Unions are useful for a general outlook of all the values removing duplicates.
For a union, this is a combination of all the values, and returns all values with the mutual values listed exactly once.
Intersections are useful for finding values that are found in all the dataset
But for an intersection, it takes the combination of all the values, and only returns the mutual values.
To start off let’s follow a common practice among data scientists to “fold” the data. This is especially useful for training machine learning models as it breaks down the data for training, testing, and validation sets. Let’s start with a fold of 2 parts, or a half on our email_content dataset. Imagine the dataset as a piece of paper. After folding the piece of paper in half, it breaks it down into exactly 2 pieces.

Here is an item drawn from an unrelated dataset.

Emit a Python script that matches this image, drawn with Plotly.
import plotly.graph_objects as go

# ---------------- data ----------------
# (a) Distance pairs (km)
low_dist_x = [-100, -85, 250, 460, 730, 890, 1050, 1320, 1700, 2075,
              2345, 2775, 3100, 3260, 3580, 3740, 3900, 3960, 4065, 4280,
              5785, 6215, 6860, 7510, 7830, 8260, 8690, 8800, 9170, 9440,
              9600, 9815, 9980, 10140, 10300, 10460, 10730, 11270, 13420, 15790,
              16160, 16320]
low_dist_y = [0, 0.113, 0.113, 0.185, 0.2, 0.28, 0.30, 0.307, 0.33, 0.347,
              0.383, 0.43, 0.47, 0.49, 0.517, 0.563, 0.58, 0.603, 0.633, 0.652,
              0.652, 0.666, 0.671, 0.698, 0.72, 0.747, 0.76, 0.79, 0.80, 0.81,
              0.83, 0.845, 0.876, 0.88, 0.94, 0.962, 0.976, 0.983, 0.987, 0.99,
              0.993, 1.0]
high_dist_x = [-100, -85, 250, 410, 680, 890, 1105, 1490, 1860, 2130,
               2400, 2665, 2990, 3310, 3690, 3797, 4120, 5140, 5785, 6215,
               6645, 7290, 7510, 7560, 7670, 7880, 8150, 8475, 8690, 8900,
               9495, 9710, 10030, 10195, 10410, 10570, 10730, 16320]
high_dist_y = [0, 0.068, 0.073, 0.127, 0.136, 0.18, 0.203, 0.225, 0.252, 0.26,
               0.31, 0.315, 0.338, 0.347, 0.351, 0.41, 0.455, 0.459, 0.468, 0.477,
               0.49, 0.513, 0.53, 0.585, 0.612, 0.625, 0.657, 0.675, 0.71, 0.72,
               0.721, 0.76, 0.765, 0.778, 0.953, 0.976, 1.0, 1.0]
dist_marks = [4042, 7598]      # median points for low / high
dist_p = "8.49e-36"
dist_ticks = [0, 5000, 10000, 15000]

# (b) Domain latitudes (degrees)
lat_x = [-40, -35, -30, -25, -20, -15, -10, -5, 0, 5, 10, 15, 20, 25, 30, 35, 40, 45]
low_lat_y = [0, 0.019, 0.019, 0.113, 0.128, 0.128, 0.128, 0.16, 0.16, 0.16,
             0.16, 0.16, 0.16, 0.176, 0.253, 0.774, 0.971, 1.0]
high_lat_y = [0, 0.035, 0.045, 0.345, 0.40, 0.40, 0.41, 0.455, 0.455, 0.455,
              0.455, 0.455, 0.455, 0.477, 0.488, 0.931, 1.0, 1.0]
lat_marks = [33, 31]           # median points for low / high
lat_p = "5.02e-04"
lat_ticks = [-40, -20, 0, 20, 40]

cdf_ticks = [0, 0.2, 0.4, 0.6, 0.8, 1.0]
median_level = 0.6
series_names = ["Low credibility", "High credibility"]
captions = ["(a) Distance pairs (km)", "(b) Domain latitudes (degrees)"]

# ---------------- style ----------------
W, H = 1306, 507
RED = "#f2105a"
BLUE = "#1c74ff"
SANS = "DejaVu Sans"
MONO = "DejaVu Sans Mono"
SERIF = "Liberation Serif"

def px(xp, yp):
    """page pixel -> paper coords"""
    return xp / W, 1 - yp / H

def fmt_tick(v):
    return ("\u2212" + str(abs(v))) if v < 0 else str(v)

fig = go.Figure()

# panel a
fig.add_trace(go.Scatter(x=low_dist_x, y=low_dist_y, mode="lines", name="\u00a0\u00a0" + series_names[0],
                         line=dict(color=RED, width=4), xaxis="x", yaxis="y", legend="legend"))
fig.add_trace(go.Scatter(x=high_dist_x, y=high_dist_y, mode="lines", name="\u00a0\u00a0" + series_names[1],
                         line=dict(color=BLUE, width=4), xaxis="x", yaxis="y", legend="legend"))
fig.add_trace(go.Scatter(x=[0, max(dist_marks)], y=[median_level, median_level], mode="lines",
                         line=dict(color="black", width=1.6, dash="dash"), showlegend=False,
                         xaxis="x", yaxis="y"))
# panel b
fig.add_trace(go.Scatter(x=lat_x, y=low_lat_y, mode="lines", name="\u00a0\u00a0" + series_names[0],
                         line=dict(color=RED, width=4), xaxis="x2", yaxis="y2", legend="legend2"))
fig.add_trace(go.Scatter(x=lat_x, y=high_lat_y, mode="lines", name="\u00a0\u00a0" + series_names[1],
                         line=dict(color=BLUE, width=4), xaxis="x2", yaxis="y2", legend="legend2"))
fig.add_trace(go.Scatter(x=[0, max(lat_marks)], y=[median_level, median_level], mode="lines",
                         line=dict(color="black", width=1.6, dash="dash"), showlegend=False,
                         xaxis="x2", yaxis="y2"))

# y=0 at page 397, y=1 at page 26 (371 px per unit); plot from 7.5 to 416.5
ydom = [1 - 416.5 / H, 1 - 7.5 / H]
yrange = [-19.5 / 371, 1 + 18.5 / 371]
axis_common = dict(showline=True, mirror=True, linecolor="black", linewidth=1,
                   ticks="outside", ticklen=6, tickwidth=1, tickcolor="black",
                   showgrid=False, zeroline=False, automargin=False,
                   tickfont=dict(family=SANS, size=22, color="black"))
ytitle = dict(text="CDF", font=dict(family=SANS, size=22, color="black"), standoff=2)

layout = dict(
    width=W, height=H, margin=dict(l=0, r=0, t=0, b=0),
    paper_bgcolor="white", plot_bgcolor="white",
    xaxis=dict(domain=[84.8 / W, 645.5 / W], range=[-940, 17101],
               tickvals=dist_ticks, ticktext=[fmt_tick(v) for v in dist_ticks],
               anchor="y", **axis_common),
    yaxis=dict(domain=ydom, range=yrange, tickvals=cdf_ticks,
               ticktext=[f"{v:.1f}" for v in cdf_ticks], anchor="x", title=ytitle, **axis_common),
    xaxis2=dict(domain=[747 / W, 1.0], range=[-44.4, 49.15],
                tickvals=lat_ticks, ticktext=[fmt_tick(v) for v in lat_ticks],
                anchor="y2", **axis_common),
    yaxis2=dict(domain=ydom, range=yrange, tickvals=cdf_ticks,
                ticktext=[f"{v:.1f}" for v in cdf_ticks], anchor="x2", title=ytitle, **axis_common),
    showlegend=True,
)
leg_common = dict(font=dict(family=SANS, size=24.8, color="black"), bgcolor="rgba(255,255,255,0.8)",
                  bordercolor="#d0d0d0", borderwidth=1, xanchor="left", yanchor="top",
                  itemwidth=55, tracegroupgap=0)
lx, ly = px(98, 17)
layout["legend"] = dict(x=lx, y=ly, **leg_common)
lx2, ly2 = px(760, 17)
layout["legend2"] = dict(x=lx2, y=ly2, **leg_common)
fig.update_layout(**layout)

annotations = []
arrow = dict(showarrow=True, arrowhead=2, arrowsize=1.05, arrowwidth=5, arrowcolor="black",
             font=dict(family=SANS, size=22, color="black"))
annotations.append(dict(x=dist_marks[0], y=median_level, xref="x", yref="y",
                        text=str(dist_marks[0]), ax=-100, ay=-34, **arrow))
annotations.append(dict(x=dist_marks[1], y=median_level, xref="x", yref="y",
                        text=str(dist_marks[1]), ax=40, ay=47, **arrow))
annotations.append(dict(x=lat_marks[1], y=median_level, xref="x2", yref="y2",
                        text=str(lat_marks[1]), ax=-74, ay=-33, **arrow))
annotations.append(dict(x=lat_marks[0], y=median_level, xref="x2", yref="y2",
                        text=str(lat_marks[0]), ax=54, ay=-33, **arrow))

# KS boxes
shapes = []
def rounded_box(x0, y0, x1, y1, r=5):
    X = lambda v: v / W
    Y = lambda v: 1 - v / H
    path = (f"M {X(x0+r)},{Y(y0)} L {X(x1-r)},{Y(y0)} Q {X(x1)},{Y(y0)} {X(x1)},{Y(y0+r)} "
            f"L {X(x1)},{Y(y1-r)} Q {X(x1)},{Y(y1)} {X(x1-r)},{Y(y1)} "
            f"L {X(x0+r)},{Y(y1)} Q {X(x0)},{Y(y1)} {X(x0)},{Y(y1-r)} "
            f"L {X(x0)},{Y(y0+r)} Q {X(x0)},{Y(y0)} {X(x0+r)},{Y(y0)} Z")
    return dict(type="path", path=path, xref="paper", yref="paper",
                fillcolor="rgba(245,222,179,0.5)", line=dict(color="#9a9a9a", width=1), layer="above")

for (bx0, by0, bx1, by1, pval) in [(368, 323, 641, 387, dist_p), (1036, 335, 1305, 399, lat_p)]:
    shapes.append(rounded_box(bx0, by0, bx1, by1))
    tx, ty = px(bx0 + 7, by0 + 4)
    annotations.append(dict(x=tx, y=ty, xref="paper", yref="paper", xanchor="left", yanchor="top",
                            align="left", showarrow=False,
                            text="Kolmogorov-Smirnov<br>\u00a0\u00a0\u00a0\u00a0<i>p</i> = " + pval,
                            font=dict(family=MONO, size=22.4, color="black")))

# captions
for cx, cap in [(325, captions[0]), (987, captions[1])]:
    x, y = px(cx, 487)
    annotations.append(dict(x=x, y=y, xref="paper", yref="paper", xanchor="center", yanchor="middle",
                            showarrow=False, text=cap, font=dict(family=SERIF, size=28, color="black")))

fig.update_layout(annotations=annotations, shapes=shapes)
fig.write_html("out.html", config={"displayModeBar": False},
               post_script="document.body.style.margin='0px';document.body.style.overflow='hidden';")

One way to fold paper is hotdog style, by folding horizontally through the center. In Pandas, this is accomplished by taking the maximum length of the rows and dividing it into segments. For our dataset, let’s take an arbitrary number to section it by. There are other alternatives, but iloc and loc are the simplest and covered in the beginner’s guide.

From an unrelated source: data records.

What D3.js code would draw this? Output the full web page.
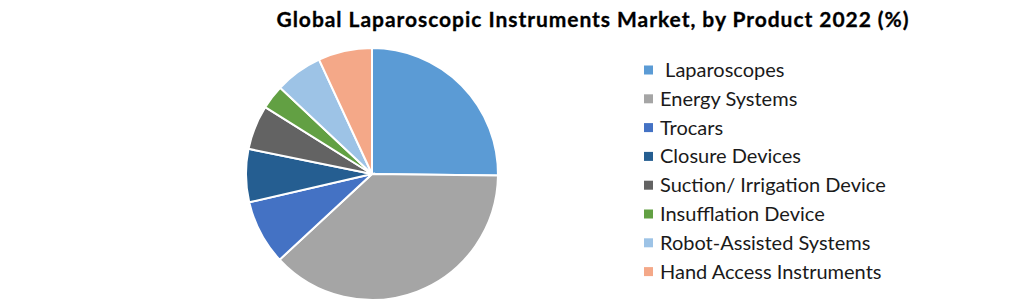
<!DOCTYPE html>
<html>
<head>
<meta charset="utf-8">
<script src="https://cdn.jsdelivr.net/npm/d3@7"></script>
<style>
  body { margin: 0; background: #fff; }
  svg { display: block; }
</style>
</head>
<body>
<svg id="chart" width="1020" height="303"></svg>
<script>
const title = 'Global Laparoscopic Instruments Market, by Product 2022 (%)'
const products = [' Laparoscopes', 'Energy Systems', 'Trocars', 'Closure Devices',
  'Suction/ Irrigation Device', 'Insufflation Device', 'Robot-Assisted Systems', 'Hand Access Instruments']
const shares = [25.2, 37.9, 8.3, 6.8, 5.7, 3.1, 6.1, 6.9]
const colors = ['#5b9bd5', '#a5a5a5', '#4472c4', '#255e91', '#636363', '#62a043', '#9dc3e6', '#f4a888']

const svg = d3.select('#chart')

svg.append('text')
  .attr('x', 593)
  .attr('y', 27)
  .attr('text-anchor', 'middle')
  .style('font-family', 'Lato, "Open Sans", sans-serif')
  .style('font-weight', 'bold')
  .style('font-size', '21px')
  .style('letter-spacing', '0.95px')
  .style('stroke', '#000')
  .style('stroke-width', '0.3px')
  .attr('fill', '#000')
  .text(title)

const data = products.map((p, i) => ({ name: p, value: shares[i], color: colors[i] }))

const pie = d3.pie().sort(null).value(d => d.value)
const arc = d3.arc().innerRadius(0).outerRadius(126)

svg.append('g')
  .attr('transform', 'translate(372,174)')
  .selectAll('path')
  .data(pie(data))
  .enter()
  .append('path')
  .attr('d', arc)
  .attr('fill', d => d.data.color)
  .attr('stroke', '#fff')
  .attr('stroke-width', 2)

// legend on the right, one row per product
const legend = svg.append('g')
  .attr('transform', 'translate(644,70)')

const rows = legend.selectAll('g')
  .data(data)
  .enter()
  .append('g')
  .attr('transform', (d, i) => `translate(0,${i * 28.8})`)

rows.append('rect')
  .attr('x', 0)
  .attr('y', -4.5)
  .attr('width', 9)
  .attr('height', 9)
  .attr('fill', d => d.color)

rows.append('text')
  .attr('x', 16)
  .attr('y', 0)
  .attr('dy', '0.35em')
  .style('font-family', 'Lato, "Open Sans", sans-serif')
  .style('font-size', '20px')
  .style('white-space', 'pre')
  .attr('fill', '#1a1a1a')
  .text(d => d.name)
</script>
</body>
</html>
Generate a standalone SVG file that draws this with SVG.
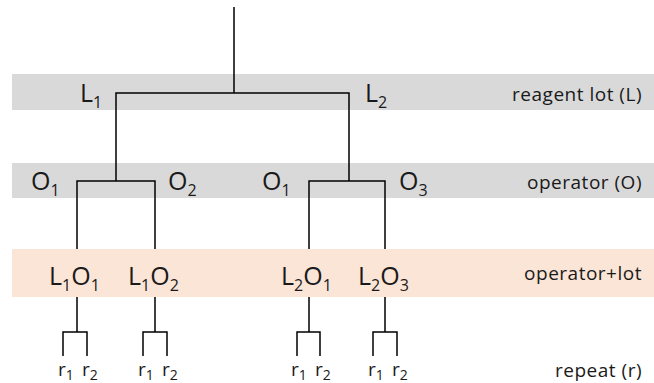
<svg xmlns="http://www.w3.org/2000/svg" width="654" height="383" viewBox="0 0 654 383">
<style>
  .band-gray { fill: #d9d9d9; }
  .band-peach { fill: #fbe5d6; }
  .ln { stroke: #000; stroke-width: 1.5; fill: none; }
  .node { font-family: "Open Sans", "Noto Sans", sans-serif; font-size: 25px; fill: #1a1a1a; }
  .sub { font-size: 16px; }
  .lab { font-family: "Open Sans", "Noto Sans", sans-serif; font-size: 19px; letter-spacing: 0.5px; fill: #1a1a1a; text-anchor: end; }
  .rep { font-family: "Open Sans", "Noto Sans", sans-serif; font-size: 19px; fill: #1a1a1a; }
  .rsub { font-size: 14px; }
</style>
<g id="bands">
  <rect class="band-gray" x="12" y="74" width="642" height="36"/>
  <rect class="band-gray" x="12" y="163" width="642" height="35"/>
</g>
<g id="connectors">
  <path class="ln" d="M234 7 V93 M116 181 V93 H349 V181"/>
  <path class="ln" d="M77 249 V181 H155 V249 M309 249 V181 H385 V249"/>
  <path class="ln" d="M77 297 V332 M63 356 V332 H87 V356"/>
  <path class="ln" d="M155 297 V332 M143 356 V332 H167 V356"/>
  <path class="ln" d="M309 297 V332 M297 356 V332 H320 V356"/>
  <path class="ln" d="M385 297 V332 M373 356 V332 H397 V356"/>
</g>
<rect id="band-peach" class="band-peach" x="12" y="249" width="642" height="48"/>
<g id="L1"><text class="node" x="80" y="102">L<tspan class="sub" dy="6">1</tspan></text></g>
<g id="L2"><text class="node" x="365" y="102">L<tspan class="sub" dy="6">2</tspan></text></g>
<g id="O1a"><text class="node" x="31" y="190">O<tspan class="sub" dy="6">1</tspan></text></g>
<g id="O2"><text class="node" x="168" y="190">O<tspan class="sub" dy="6">2</tspan></text></g>
<g id="O1b"><text class="node" x="262" y="190">O<tspan class="sub" dy="6">1</tspan></text></g>
<g id="O3"><text class="node" x="399" y="190">O<tspan class="sub" dy="6">3</tspan></text></g>
<g id="L1O1"><text class="node" x="49" y="285">L<tspan class="sub" dy="6">1</tspan><tspan dy="-6">O</tspan><tspan class="sub" dy="6">1</tspan></text></g>
<g id="L1O2"><text class="node" x="128" y="285">L<tspan class="sub" dy="6">1</tspan><tspan dy="-6">O</tspan><tspan class="sub" dy="6">2</tspan></text></g>
<g id="L2O1"><text class="node" x="281" y="285">L<tspan class="sub" dy="6">2</tspan><tspan dy="-6">O</tspan><tspan class="sub" dy="6">1</tspan></text></g>
<g id="L2O3"><text class="node" x="358" y="285">L<tspan class="sub" dy="6">2</tspan><tspan dy="-6">O</tspan><tspan class="sub" dy="6">3</tspan></text></g>
<g id="reps">
  <text class="rep" x="58" y="376">r<tspan class="rsub" dy="4">1</tspan></text>
  <text class="rep" x="82" y="376">r<tspan class="rsub" dy="4">2</tspan></text>
  <text class="rep" x="138" y="376">r<tspan class="rsub" dy="4">1</tspan></text>
  <text class="rep" x="162" y="376">r<tspan class="rsub" dy="4">2</tspan></text>
  <text class="rep" x="291" y="376">r<tspan class="rsub" dy="4">1</tspan></text>
  <text class="rep" x="315" y="376">r<tspan class="rsub" dy="4">2</tspan></text>
  <text class="rep" x="368" y="376">r<tspan class="rsub" dy="4">1</tspan></text>
  <text class="rep" x="392" y="376">r<tspan class="rsub" dy="4">2</tspan></text>
</g>
<g id="labels">
  <text class="lab" x="642" y="101">reagent lot (L)</text>
  <text class="lab" x="642" y="189">operator (O)</text>
  <text class="lab" x="642" y="280">operator+lot</text>
  <text class="lab" x="642" y="377">repeat (r)</text>
</g>
</svg>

Alternatively, we can fold it hamburger style, by folding vertically through the center. In Pandas, this is done by splitting the columns into multiple parts using loc to select specific columns. Here we have chosen to split the email columns based on its relevance into 2 parts. Email content is broken down into email information readable for humans, and email information readable by a machine.
Using the folded data, let’s put them together using concat. Concat is very versatile and has multiple functionality when performing a union or intersection operation on multiple datasets.
Let’s start by applying concat on the folded hotdog style datasets. Using concat, we union the datasets and get back the original. By default, concat is a union operation.
Then we apply concat using the intersection, we get the overlapping indexes. To get the best result, we use axis=1 along the columns.
For hamburger style, the columns don’t match and performing a union gives a less desirable result filled with null values. We also use axis=1 again since we want to see the columns.
Then for an intersection, we want to look at the intersection to grab the overlapping rows.
A lot of the data is duplicated, such as column names or row entries. This is because unlike sets, which cannot contain duplicates, a dataframe is allowed to have as many duplicate values. Luckily, Pandas has the drop_duplicates function to convert our results into its set theory result, while remaining as a dataframe.
Applying drop_duplicates to the union, returns all values exactly once. Thus, returning the original email_content dataframe or set union.
Applying drop_duplicates to the intersection, returns the overlapping values exactly once. Thus, the result is the set intersection
We’ve established a point to begin diving into relationships between datasets, a crucial component for customizing data in machine learning. We covered folding, a technique used immensely in data science to split data, and concat, to combine data by finding matching values to create unions and intersections. In the rest of this series, we’ll be looking at how we can remove extras by using join and merge instead of drop_duplicates and establish relationships based on exclusion rather than inclusion.